On pourrait dire : cela fait deux mille ans que des chrétiens croient que Jésus est ressuscité et qu’il a ainsi éliminé la mort et le péché. Cela devrait aider notre foi Oui ! Malheureusement,  on pourrait ajouter : à peine l’ère des persécutions fut-elle terminée et le christianisme était-il devenu religion officielle de l’empire romain, à peine donc ces événements ont-ils donc eu lieu que des chrétiens se sont retrouvés parmi les persécuteurs contre les nouveaux infidèles...

Mais remarquons ce fait qui caractérise toutes les apparitions. Chaque fois, c’est le Ressuscité qui prend l’initiative de la rencontre et, habituellement,  au moins une partie des disciples est prise par le doute. Ceci à l’encontre de certains qui ont prétendu et prétendent encore que les disciples se sont auto-persuadés que  Jésus était ressuscité. Or c’est l’inverse qui s’est passé. Comme dans l’épisode d’Emmaüs mais aussi dans l’apparition au bord du lac (Jean 21) où l’on voit des disciples ne plus rien attendre de Jésus. Une partie d’entre eux n’a-t-elle pas repris le métier de pêcheurs ?

Autre signe de leur désespérance.  Les récits d’apparition mentionnent souvent que, par peur des Juifs, les disciples ont verrouillé les portes du lieu où ils se trouvaient.

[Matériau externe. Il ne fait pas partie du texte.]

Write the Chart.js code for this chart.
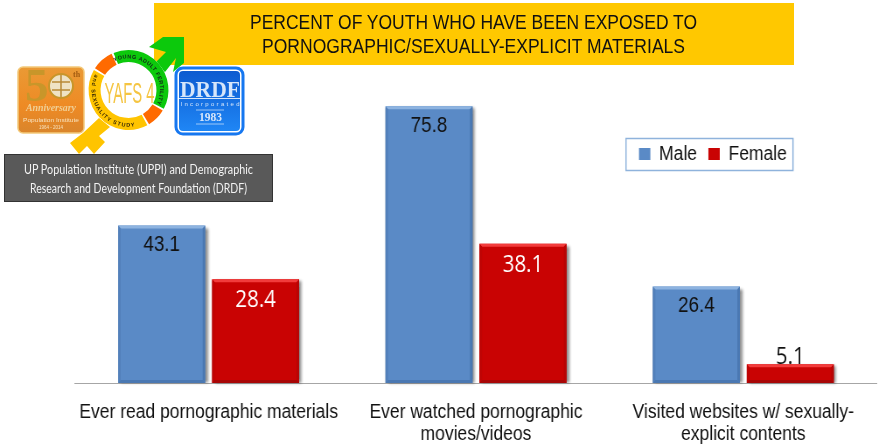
<!DOCTYPE html>
<html><head><meta charset="utf-8">
<style>
html,body{margin:0;padding:0;background:#fff;width:879px;height:446px;overflow:hidden}
#wrap{position:relative;width:879px;height:446px;overflow:hidden}
#c{position:absolute;left:0;top:0;transform-origin:0 0;transform:scaleX(.8746)}
#logos{position:absolute;left:0;top:0}
</style></head><body>
<div id="wrap">
<canvas id="c" width="1005" height="446"></canvas>
<svg id="logos" width="879" height="210" viewBox="0 0 879 210">
<defs>
<linearGradient id="gO" x1="0" y1="0" x2="0" y2="1"><stop offset="0" stop-color="#ea9a35"/><stop offset=".6" stop-color="#ee8a24"/><stop offset="1" stop-color="#d9852c"/></linearGradient>
<linearGradient id="gB" x1="0" y1="0" x2="0" y2="1"><stop offset="0" stop-color="#0d5bd0"/><stop offset="1" stop-color="#1f86f5"/></linearGradient>
<path id="arcT" d="M114.5,61.7 A31.5,31.5 0 0 1 157,103.3"/>
<path id="arcB" d="M95,74.4 A37,37 0 0 0 144.1,123.5"/>
</defs>
<rect x="154" y="3" width="640" height="62" fill="#ffc800"/>
<text x="473.5" y="29" text-anchor="middle" font-family="Liberation Sans" font-size="20" fill="#111" textLength="447" lengthAdjust="spacingAndGlyphs">PERCENT OF YOUTH WHO HAVE BEEN EXPOSED TO</text>
<text x="473.5" y="53" text-anchor="middle" font-family="Liberation Sans" font-size="20" fill="#111" textLength="423" lengthAdjust="spacingAndGlyphs">PORNOGRAPHIC/SEXUALLY-EXPLICIT MATERIALS</text>
<polygon points="163,37 184,37 184,63 173,72 176,58 165,72 155,63 166,52 149,47" fill="#0cc90c"/>
<polygon points="99,118 110,127 99,136 105,142 94,154 87,146 79,154 70,143 83,133" fill="#ffc400"/>
<rect x="18" y="67" width="66" height="66" rx="5" fill="url(#gO)" stroke="#f3c97a" stroke-width="1.5"/>
<text x="25" y="101" font-family="Liberation Serif" font-size="47" font-weight="bold" fill="#c8962a">5</text>
<circle cx="61" cy="86" r="12" fill="#efe3c4" stroke="#c8962a" stroke-width="2"/>
<path d="M52,82 h18 M52,90 h18 M61,75 v22" stroke="#b98a36" stroke-width="1.5"/>
<text x="73" y="77" font-family="Liberation Serif" font-size="8" font-weight="bold" fill="#a05a10">th</text>
<text x="51" y="111" text-anchor="middle" font-family="Liberation Serif" font-size="10" font-style="italic" font-weight="bold" fill="#f0cf95" textLength="50" lengthAdjust="spacingAndGlyphs">Anniversary</text>
<text x="51" y="122" text-anchor="middle" font-family="Liberation Sans" font-size="5" fill="#f8e2bd" textLength="56" lengthAdjust="spacingAndGlyphs">Population Institute</text>
<text x="51" y="129" text-anchor="middle" font-family="Liberation Sans" font-size="4.5" fill="#f8e2bd">1964 - 2014</text>
<circle cx="128.5" cy="90" r="40" fill="#fff"/>
<g fill="none" stroke-width="12">
<path d="M115.8,58.5 A34,34 0 0 1 158.5,106" stroke="#0cc90c"/>
<path d="M144.5,120 A34,34 0 0 1 99.1,73" stroke="#ffc400"/>
<path d="M157.6,107.5 A34,34 0 0 1 146,119.1" stroke="#ff6a00"/>
<path d="M100,71.5 A34,34 0 0 1 114.1,59.2" stroke="#ff6a00"/>
</g>
<text font-family="Liberation Sans" font-size="5.5" font-weight="bold" fill="#13261a"><textPath href="#arcT" textLength="78">YOUNG ADULT FERTILITY</textPath></text>
<text font-family="Liberation Sans" font-size="5.5" font-weight="bold" fill="#3a2a05"><textPath href="#arcB" textLength="80">and SEXUALITY STUDY</textPath></text>
<text x="129.5" y="103" text-anchor="middle" font-family="Liberation Sans" font-size="29" fill="#f5c542" textLength="50" lengthAdjust="spacingAndGlyphs">YAFS 4</text>
<rect x="176" y="68" width="67" height="66" rx="7" fill="#fff" stroke="#1677f0" stroke-width="3"/>
<rect x="179" y="71" width="61" height="60" rx="4" fill="url(#gB)"/>
<text x="210" y="97" text-anchor="middle" font-family="Liberation Serif" font-weight="bold" font-size="24" fill="#d6e6fa" textLength="60" lengthAdjust="spacingAndGlyphs">DRDF</text>
<line x1="179" y1="98.5" x2="240" y2="98.5" stroke="#d6e6fa"/>
<text x="210" y="106" text-anchor="middle" font-family="Liberation Sans" font-size="6" fill="#d6e6fa" textLength="59">Incorporated</text>
<line x1="196" y1="110" x2="224" y2="110" stroke="#d6e6fa" stroke-width=".7"/>
<text x="210.5" y="121" text-anchor="middle" font-family="Liberation Serif" font-weight="bold" font-size="11.5" fill="#d6e6fa">1983</text>
<line x1="196" y1="124" x2="224" y2="124" stroke="#d6e6fa" stroke-width=".7"/>
<rect x="4.5" y="154.5" width="268" height="47" fill="#595959" stroke="#333"/>
<text x="138.5" y="173.5" text-anchor="middle" font-family="Lato" font-size="12.5" fill="#f2f2f2" textLength="229" lengthAdjust="spacingAndGlyphs">UP Population Institute (UPPI) and Demographic</text>
<text x="138.5" y="192.5" text-anchor="middle" font-family="Lato" font-size="12.5" fill="#f2f2f2" textLength="217" lengthAdjust="spacingAndGlyphs">Research and Development Foundation (DRDF)</text>
</svg>
</div>
<script src="https://cdn.jsdelivr.net/npm/chart.js@4"></script>
<script>
const categories=[["Ever read pornographic materials"],["Ever watched pornographic","movies/videos"],["Visited websites w/ sexually-","explicit contents"]];
const maleValues=[43.1,75.8,26.4];
const femaleValues=[28.4,38.1,5.1];
const seriesNames=["Male","Female"];
const S=879/1005;

const bevel={id:'bevel',
 beforeDatasetsDraw(chart){
  const ctx=chart.ctx;
  chart.data.datasets.forEach((ds,i)=>{
   chart.getDatasetMeta(i).data.forEach(b=>{
    ctx.save();
    ctx.shadowColor='rgba(0,0,0,.45)';ctx.shadowBlur=3;ctx.shadowOffsetX=3;ctx.shadowOffsetY=0;
    ctx.fillStyle='#888';
    ctx.fillRect(b.x-b.width/2,b.y+2,b.width,b.base-b.y-2);
    ctx.restore();
   });
  });
 },
 afterDatasetsDraw(chart){
  const ctx=chart.ctx;
  chart.data.datasets.forEach((ds,i)=>{
   chart.getDatasetMeta(i).data.forEach(b=>{
    const l=b.x-b.width/2,r=b.x+b.width/2,t=b.y,bt=b.base,dx=2.5/S,d=3;
    ctx.save();
    ctx.fillStyle=ds.bevelTop;
    ctx.beginPath();ctx.moveTo(l,t);ctx.lineTo(r,t);ctx.lineTo(r-dx,t+d);ctx.lineTo(l+dx,t+d);ctx.closePath();ctx.fill();
    ctx.fillStyle=ds.bevelSide;
    ctx.beginPath();ctx.moveTo(r,t);ctx.lineTo(r,bt);ctx.lineTo(r-dx,bt-d);ctx.lineTo(r-dx,t+d);ctx.closePath();ctx.fill();
    ctx.fillStyle=ds.bevelLeft;
    ctx.beginPath();ctx.moveTo(l,t);ctx.lineTo(l,bt);ctx.lineTo(l+dx,bt-d);ctx.lineTo(l+dx,t+d);ctx.closePath();ctx.fill();
    ctx.fillStyle=ds.bevelBottom;
    ctx.beginPath();ctx.moveTo(l,bt);ctx.lineTo(r,bt);ctx.lineTo(r-dx,bt-d);ctx.lineTo(l+dx,bt-d);ctx.closePath();ctx.fill();
    ctx.restore();
   });
  });
  chart.data.datasets.forEach((ds,i)=>{
   chart.getDatasetMeta(i).data.forEach((b,j)=>{
    const v=ds.data[j];
    ctx.save();
    const small=(b.base-b.y)<40;
    ctx.textAlign='center';ctx.textBaseline='middle';
    ctx.font=ds.valueFont;
    ctx.fillStyle=ds.valueColor[j];
    ctx.fillText(v.toFixed(1),b.x,small?b.y-7:b.y+ds.valueOffset);
    ctx.restore();
   });
  });
 }};
const legendMove={id:'legendMove',
 afterLayout(chart){
  const L=chart.legend,w=L.right-L.left,h=L.bottom-L.top,pad=L.options.labels.padding;
  L.left=639/S-pad;L.right=L.left+w;L.top=154-10-pad;L.bottom=L.top+h;
 },
 afterDraw(chart){
  const ctx=chart.ctx;ctx.save();ctx.strokeStyle='#8fb3dc';ctx.lineWidth=1.5;
  ctx.strokeRect(626/S,138.5,167/S,32);ctx.restore();
 }};
new Chart(document.getElementById('c'),{
 type:'bar',
 data:{labels:categories,datasets:[
  {label:seriesNames[0],data:maleValues,backgroundColor:'#5a8ac6',bevelTop:'#8db3e0',bevelSide:'#4a78b2',bevelLeft:'#5280bb',bevelBottom:'#4a78b2',valueColor:['#111','#111','#111'],valueOffset:19.5,valueFont:'21.5px "Liberation Sans"'},
  {label:seriesNames[1],data:femaleValues,backgroundColor:'#c90303',bevelTop:'#f23c3c',bevelSide:'#b80505',bevelLeft:'#bf0404',bevelBottom:'#a80606',valueColor:['#fff','#fff','#111'],valueOffset:21.5,valueFont:'23.5px "Open Sans"'}
 ]},
 plugins:[bevel,legendMove],
 options:{responsive:false,animation:false,devicePixelRatio:1,
  layout:{padding:{left:75/S,right:2/S,top:0,bottom:0}},
  datasets:{bar:{categoryPercentage:.703,barPercentage:.9255}},
  plugins:{title:{display:false},tooltip:{enabled:false},
   legend:{position:'top',align:'start',labels:{boxWidth:13,boxHeight:12,padding:13,color:'#111',font:{family:'"Liberation Sans"',size:20}}}},
  scales:{
   x:{grid:{display:false,drawTicks:false},border:{color:'#a6a6a6',width:1},afterFit(s){s.height=63;},ticks:{color:'#111',padding:18,maxRotation:0,autoSkip:false,font:{family:'"Liberation Sans"',size:20,lineHeight:1.1}}},
   y:{display:false,min:0,max:93.1}
  }}
});
</script>
</body></html>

Or il leur était alors impossible de supposer que le Ressuscité n’aurait aucun mal à traverser cette barrière de pierres et de bois... Mais il reste évident que ces réflexions n’empêchent pas qu’il n’y ait aucune preuve que Dieu ait « levé » ou « réveillé » Jésus d’entre les morts. Ce n’est donc que notre foi, avant tout communautaire, qui nous donne de « croire » aujourd’hui : « il est vivant ».  

Car le reconnaître vivant ne va pas de soi. Comme nous, les disciples ont eu besoin d’aide. Ainsi leur foi a commencé par reposer sur la foi du mystérieux « disciple que Jésus aimait », ce croyant anonyme, et pourtant si important. Pour les aider, ils ont reçu aussi deux signes. Le 1er fut l'abondance de la pêche. Qui leur rappelait l'abondance du vin aux noces de Cana et l'abondance du pain partagé au désert. Et le 2d fut le repas auquel Jésus les invita. Qui rendait présente la dernière Cène. Comme la messe pour nous.